Needless to say, both email forwarding systems worked very well for some time, and until recently I hadn't received spam via either account. Then one day in July bucketloads of spam started to appear in one of the accounts.
All this spam was addressed to a small number of non-existent users. The spam was coming via the domain that was hosted by the service provider. It seems that the configuration of the service provider's mail server had changed and now all messages addressed to the domain were being routed to my personal mailbox.
A temporary solution was to host both domains on my own servers. However, in the interim, one of my mail accounts was down for several weeks, and although the spam messages were originally addressed to bogus users such as "sales" and "admin", they soon began using my real user-name. Consequently I have now installed an open-source spam filtering tool called ASSP. Unlike open-source projects such as Apache or Sendmail, which have earned their place as best-of-breed applications, ASSP is still a fledgling project with only a few hundred users.
ASSP works as a proxy mail server implemented using the Perl scripting language, so it works with just about any operating system and email server I can think of.
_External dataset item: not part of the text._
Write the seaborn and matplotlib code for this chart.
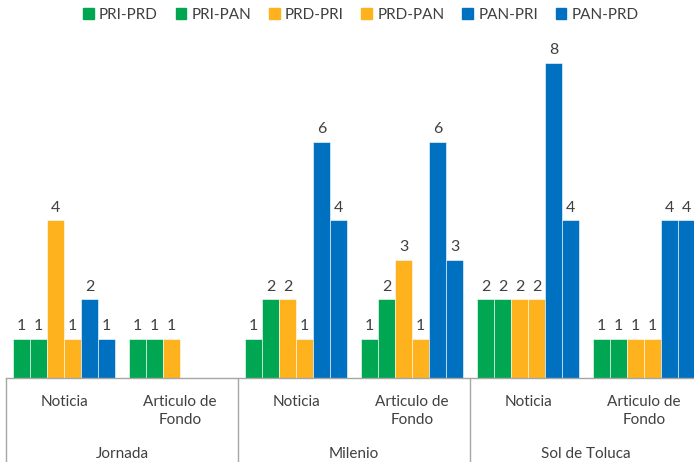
import matplotlib
matplotlib.use("Agg")
import matplotlib.pyplot as plt
import matplotlib.transforms as mtransforms
from matplotlib.lines import Line2D
import seaborn as sns
import pandas as pd
import numpy as np

sns.set_theme(style="white")
plt.rcParams['font.family'] = ['Lato', 'DejaVu Sans']

groups = ["Jornada", "Jornada", "Milenio", "Milenio", "Sol de Toluca", "Sol de Toluca"]
subcats = ["Noticia", "Articulo de\nFondo", "Noticia", "Articulo de\nFondo", "Noticia", "Articulo de\nFondo"]
series = ["PRI-PRD", "PRI-PAN", "PRD-PRI", "PRD-PAN", "PAN-PRI", "PAN-PRD"]
pri_prd = [1, 1, 1, 1, 2, 1]
pri_pan = [1, 1, 2, 2, 2, 1]
prd_pri = [4, 1, 2, 3, 2, 1]
prd_pan = [1, np.nan, 1, 1, 2, 1]
pan_pri = [2, np.nan, 6, 6, 8, 4]
pan_prd = [1, np.nan, 4, 3, 4, 4]
colors = ["#00A651", "#00A651", "#FDB21E", "#FDB21E", "#0070C0", "#0070C0"]

values = [pri_prd, pri_pan, prd_pri, prd_pan, pan_pri, pan_prd]
keys = [f"{g}|{s}" for g, s in zip(groups, subcats)]
rows = []
for sname, vals in zip(series, values):
    for k, v in zip(keys, vals):
        rows.append({"cat": k, "serie": sname, "valor": v})
df = pd.DataFrame(rows)

W, H = 694, 462
fig = plt.figure(figsize=(W / 100, H / 100), dpi=100)
ax_left, ax_right = 6, 702
ax_bottom, ax_top = 378, 23.6
ax = fig.add_axes([ax_left / W, (H - ax_bottom) / H, (ax_right - ax_left) / W, (ax_bottom - ax_top) / H])

sns.barplot(data=df, x="cat", y="valor", hue="serie", order=keys, hue_order=series,
            palette=colors, width=0.88, ax=ax, edgecolor="white", linewidth=0.4,
            saturation=1, errorbar=None)

for cont in ax.containers:
    labels = []
    for bar in cont:
        h = bar.get_height()
        labels.append("" if (h is None or np.isnan(h)) else f"{h:g}")
    ax.bar_label(cont, labels=labels, padding=4, fontsize=11.5, color="#404040")

ax.set_xlim(-0.5, 5.5)
ax.set_ylim(0, 9)
ax.set_xlabel("")
ax.set_ylabel("")
ax.set_xticks([])
ax.set_yticks([])
for s in ["top", "right", "left"]:
    ax.spines[s].set_visible(False)
ax.spines["bottom"].set_color("#A6A6A6")
ax.spines["bottom"].set_linewidth(1)

trans = mtransforms.blended_transform_factory(ax.transData, fig.transFigure)
for i, s in enumerate(subcats):
    ax.text(i, 1 - 395 / H, s, transform=trans, ha="center", va="top",
            fontsize=11, color="#404040", linespacing=1.4)
for j, g in enumerate(["Jornada", "Milenio", "Sol de Toluca"]):
    ax.text(2 * j + 0.5, 1 - 454 / H, g, transform=trans, ha="center", va="center",
            fontsize=11, color="#404040")
for xb in [-0.5, 1.5, 3.5]:
    fig.add_artist(Line2D([xb, xb], [1 - 378 / H, 0], transform=trans,
                          color="#A6A6A6", linewidth=1))

ax.legend_.remove()
handles = [plt.Rectangle((0, 0), 1, 1, color=c) for c in colors]
fig.legend(handles, series, loc="center", bbox_to_anchor=(0.52, 1 - 15 / H), ncol=6,
           frameon=False, fontsize=11, handlelength=0.7, handleheight=0.7,
           handletextpad=0.35, columnspacing=1.15, labelcolor="#404040")

fig.savefig("out.png", dpi=100)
The tool includes the facility to download several popular lists of known spam servers. It also features whitelists, for originators that you know don't send spam; and a spam address list for those bogus accounts that spammers like to use.
ASSP also includes Bayesian filtering, which gradually learns about the content of your messages and so becomes increasingly effective at filtering out the bad stuff. This last feature sounds the most interesting, but depending on the volume of messages it can take a few days to become familiar with the nature of the mail you receive. Yet even after handling one day's traffic for me, ASSP dropped 174 messages because they were addressed to bogus users, 60 because they fell foul of the Bayesian filter, and 12 because they originated from a blacklisted mail server. During the same period it correctly forwarded 20 non-spam messages to their destination.
As is often the case, it's refreshing to see how effective open-source tools can be. The story also serves as a reminder of how small changes to third-parties' server configurations can wreak havoc with otherwise stable applications.